Evaluating the experimental CO2 stripping performance of a new generation multicapillary Taylor flow reactor

Abstract

Among all physicochemical technologies commercially available to upgrade biogas to biomethane, chemical scrubbing with carbonated solutions stand as an easy-to-scale technology. However, the regeneration of the solvent via air-assisted CO2 stripping is highly energy-intensive, representing >80 % of the total process costs. This study proposes the use of innovative Taylor flow reactors to enhance the liquid-gas mass transfer of CO2 and therefore lower the cost of regeneration of carbonated solutions. In this study, a 200-glass capillary Taylor flow reactor supporting unprecedented mass transfer coefficients (kLa) was tested for the first time for CO2 stripping from carbonated solutions.
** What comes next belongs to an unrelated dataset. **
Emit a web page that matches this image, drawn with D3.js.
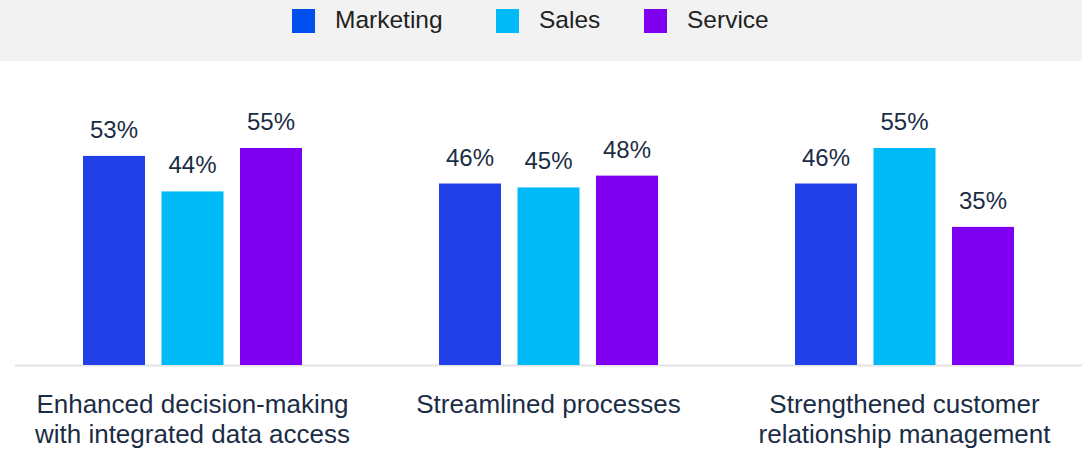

The Taylor flow reactor achieved kLa coefficients higher than 100 h-1 at an inorganic concentration (IC) of 1000 mgC L-1, and kLa > 400 h-1 at an optimal gas superficial velocity of 0.30 m s-1. Moreover, increasing IC concentrations to 2000 and 3000 mgC L-1 resulted in a kLa increase of 250 % and 65 %, respectively, whilst no significant increase was recorded at an initial IC concentration of 4000 mgC L-1. Indeed, multicapillary Taylor flow reactors demonstrated a superior and competitive performance during CO2 stripping from carbonated solutions, representing a promising technology for solvent regeneration during biogas upgrading at industrial scale.